Erdoğan recited excerpts of the Azeri-Iranian poem during a visit to Azerbaijan’s capital, Baku, on December 10. The poem concerns the division of Azerbaijani territory between Russia and Iran in the 19th century. Erdoğan visited Baku to attend a parade celebrating Azerbaijan’s resumption of control over sections of the disputed Nagorno-Karabakh region and adjacent districts following a recent war over the territory between Armenia and Azerbaijan that ended in a ceasefire on November 9. A close ally of Azerbaijan and its ethnically Turkic population, Turkey supported Baku in its recent conflict with Armenia.
Iran’s three northwestern provinces — West Azerbaijan, East Azerbaijan, and Ardabil — are home to predominantly ethnic-Azeri populations. Iranian Azeris speak a Turkic language but largely observe Shi’ite Islam, Iran’s state religion. Tehran has grown concerned that Azerbaijan’s victory in the recent Nagorno-Karabakh war may have incited separatist attitudes in its northwest that threaten its territorial integrity.
Iranian diplomats argued Erdoğan’s recitation of the Azeri-Iranian poem last week, which refers to Iran’s northwestern provinces as belonging to Azerbaijan, fanned the flames of this separatist sentiment.
“Pres. Erdogan was not informed that what he ill-recited in Baku refers to the forcible separation of areas north of Aras from Iranian motherland [sic],” Iranian Foreign Minister Mohammad Javad Zarif wrote on Twitter on December 11. Aras is a village in Iran’s East Azerbaijan province.

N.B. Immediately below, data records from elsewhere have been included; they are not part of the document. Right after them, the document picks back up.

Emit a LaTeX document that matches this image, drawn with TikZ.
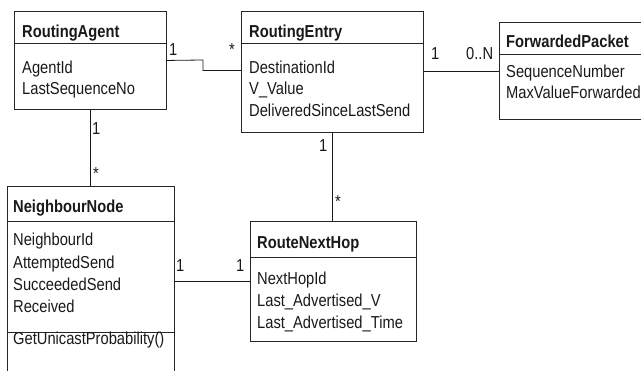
\documentclass[tikz,border=0pt]{standalone}
\usepackage{fontspec}
\setmainfont{Liberation Sans}[FakeStretch=0.85]
\begin{document}
\begin{tikzpicture}[x=1pt,y=-1pt,
  cls/.style={draw=black!85, line width=0.9pt, inner sep=0pt, anchor=north west},
  sep/.style={draw=black!85, line width=0.9pt},
  conn/.style={draw=black!90, line width=0.8pt},
  txt/.style={anchor=base west, inner sep=0pt, font=\fontsize{17.3}{20}\selectfont, text=black!90},
  hdr/.style={txt, font=\fontsize{17.3}{20}\selectfont\bfseries},
  mult/.style={txt}]
\useasboundingbox (0,0) rectangle (641,371);
% classes
\node[cls, minimum width=152pt, minimum height=98pt] (ra) at (14,11) {};
\node[cls, minimum width=182pt, minimum height=121pt] (re) at (241,11) {};
\node[cls, minimum width=160pt, minimum height=97pt] (fp) at (499,22) {};
\node[cls, minimum width=167pt, minimum height=200pt] (nn) at (7,186) {};
\node[cls, minimum width=166pt, minimum height=120pt] (rnh) at (250,221) {};
% compartments
\draw[sep] (14,43) -- (166,43);
\draw[sep] (241,43) -- (423,43);
\draw[sep] (499,54) -- (660,54);
\draw[sep] (7,221) -- (174,221);
\draw[sep] (7,332) -- (174,332);
\draw[sep] (250,257) -- (416,257);
% texts RoutingAgent
\node[hdr] (raH) at (22,37.5) {RoutingAgent};
\node[txt] (raA1) at (22,74) {AgentId};
\node[txt] (raA2) at (22,95) {LastSequenceNo};
% RoutingEntry
\node[hdr] (reH) at (249,37.5) {RoutingEntry};
\node[txt] (reA1) at (249,74) {DestinationId};
\node[txt] (reA2) at (249,95) {V\_Value};
\node[txt] (reA3) at (249,116.5) {DeliveredSinceLastSend};
% ForwardedPacket
\node[hdr] (fpH) at (506,48) {ForwardedPacket};
\node[txt] (fpA1) at (506,78) {SequenceNumber};
\node[txt] (fpA2) at (506,99) {MaxValueForwarded};
% NeighbourNode
\node[hdr] (nnH) at (13,213) {NeighbourNode};
\node[txt] (nnA1) at (13,246) {NeighbourId};
\node[txt] (nnA2) at (13,268.5) {AttemptedSend};
\node[txt] (nnA3) at (13,290.5) {SucceededSend};
\node[txt] (nnA4) at (13,312.5) {Received};
\node[txt] (nnM1) at (13,345) {GetUnicastProbability()};
% RouteNextHop
\node[hdr] (rnhH) at (257,249) {RouteNextHop};
\node[txt] (rnhA1) at (257,285) {NextHopId};
\node[txt] (rnhA2) at (257,307) {Last\_Advertised\_V};
\node[txt] (rnhA3) at (257,329) {Last\_Advertised\_Time};
% connectors
\coordinate (bend) at (203,60);
\draw[conn] (ra.east) -- (bend) |- ([yshift=1.5pt]re.west);
\draw[conn] (fp.west -| re.east) -- (fp.west);
\draw[conn] (re.south) -- (re.south |- rnh.north);
\draw[conn] (ra.south) -- (ra.south |- nn.north);
\draw[conn] (nn.east |- rnh.west) -- (rnh.west);
% multiplicities
\node[mult] (m1) at (169,56) {1};
\node[mult] (m2) at (229,56) {*};
\node[mult] (m3) at (431,60) {1};
\node[mult] (m4) at (466,60) {0..N};
\node[mult] (m5) at (92,135) {1};
\node[mult] (m6) at (93,180) {*};
\node[mult] (m7) at (319,152) {1};
\node[mult] (m8) at (335,208) {*};
\node[mult] (m9) at (176,272) {1};
\node[mult] (m10) at (236,272) {1};
\end{tikzpicture}
\end{document}
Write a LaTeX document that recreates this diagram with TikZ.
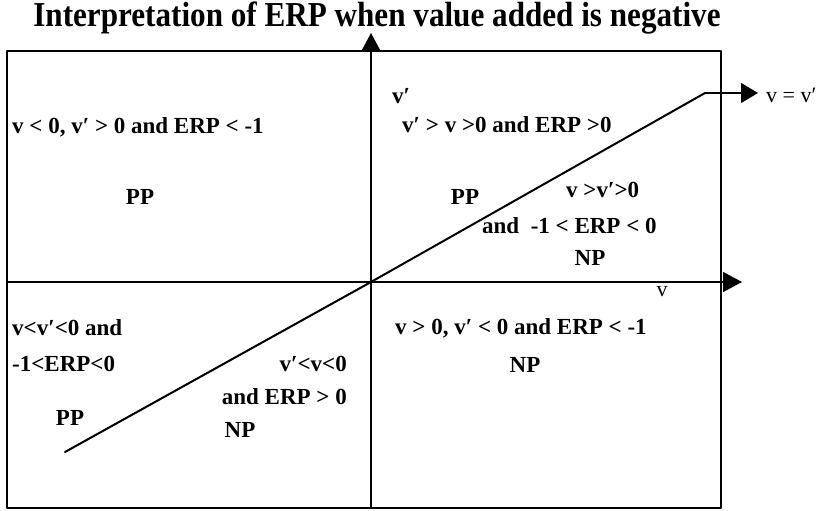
\documentclass[tikz,border=0pt]{standalone}
\usepackage{fontspec}
\setmainfont{Liberation Serif}
\newfontfamily\titlefont[FakeStretch=0.89]{Liberation Serif}
\usetikzlibrary{arrows.meta}

\begin{document}
\begin{tikzpicture}[x=1pt,y=-1pt,line cap=round,line join=round,
  quad/.style={font=\bfseries\fontsize{23}{27}\selectfont,inner sep=0pt},
  axlbl/.style={font=\fontsize{22}{26}\selectfont,inner sep=0pt},
  tip/.style={-{Triangle[length=19pt,width=20pt]}}]
  \useasboundingbox (0,0) rectangle (825,511);
  \coordinate (TL) at (7,51);
  \coordinate (BR) at (721,508);
  \coordinate (O) at (371,282);
  \coordinate (L) at (7,282);
  \coordinate (R) at (742,282);
  \coordinate (B) at (371,508);
  \coordinate (T) at (371,33);
  \coordinate (S) at (65,452);
  \coordinate (K) at (705,93);
  \coordinate (E) at (758,93);
  \draw[line width=1.2pt] (TL) rectangle (BR);
  \draw[line width=1.4pt,tip] (L) -- (R);
  \draw[line width=1.4pt,tip] (B) -- (T);
  \draw[line width=2pt] (S) -- (O) -- (K);
  \draw[line width=1.4pt,-{Triangle[length=17pt,width=20pt]}] (K) -- (E);
  \node[font=\titlefont\bfseries\fontsize{35}{40}\selectfont,inner sep=0pt] (title) at (377,18) {Interpretation of ERP when value added is negative};
  \node[axlbl,anchor=west] (vv) at (766,95) {v = v′};
  \node[axlbl] (vx) at (662,292) {v};
  \node[quad] (vy) at (401,96) {v′};
  % upper left
  \node[quad,anchor=west] (ula) at (12,127) {v < 0, v′ > 0 and ERP < -1};
  \node[quad] (ulb) at (140,197) {PP};
  % upper right
  \node[quad,anchor=west] (ura) at (402,125) {v′ > v >0 and ERP >0};
  \node[quad] (urb) at (465,197) {PP};
  \node[quad,anchor=west] (urc) at (566,190) {v >v′>0};
  \node[quad,anchor=west] (urd) at (482,226) {and ~-1 < ERP < 0};
  \node[quad] (ure) at (590,258) {NP};
  % lower left
  \node[quad,anchor=west] (lla) at (12,328) {v<v′<0 and};
  \node[quad,anchor=west] (llb) at (12,364) {-1<ERP<0};
  \node[quad] (llc) at (70,418) {PP};
  \node[quad,anchor=east] (lld) at (347,364) {v′<v<0};
  \node[quad,anchor=east] (lle) at (347,397) {and ERP > 0};
  \node[quad] (llf) at (240,430) {NP};
  % lower right
  \node[quad,anchor=west] (lra) at (395,328) {v > 0, v′ < 0 and ERP < -1};
  \node[quad] (lrb) at (525,365) {NP};
\end{tikzpicture}
\end{document}
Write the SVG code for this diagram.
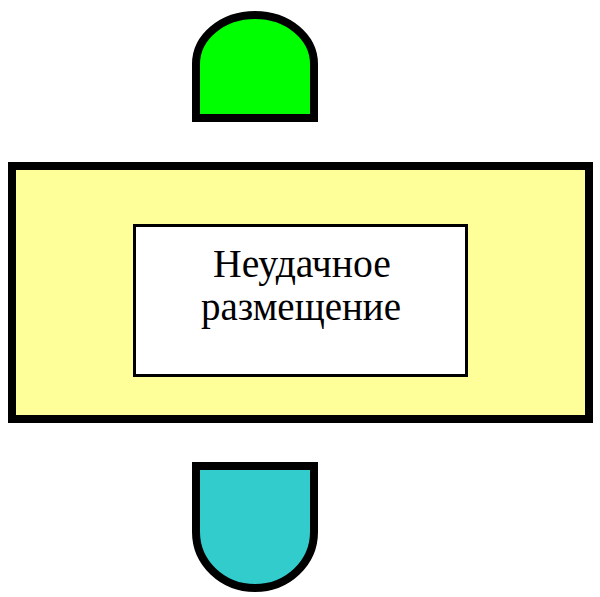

Iranian authorities summoned the Turkish ambassador to Tehran on December 11 to protest Erdoğan’s “interventionist and unacceptable remarks.” Turkey retaliated the next day by summoning the Iranian ambassador to Ankara over the “groundless” claims. By Monday, Iranian President Hassan Rouhani said Tehran was ready to move past the diplomatic spat.
“In my opinion, with the explanations (Turkish officials) gave, we can move beyond this issue, but the sensitivity of our people is very important,” Rouhani said at a televised news conference in Tehran, according to Reuters.
“Based on my past knowledge of Mr Erdogan, it is very unlikely that he had any intention of insulting our territorial integrity,” Rouhani said. “He always recites poetry in his speeches,” the Iranian leader added.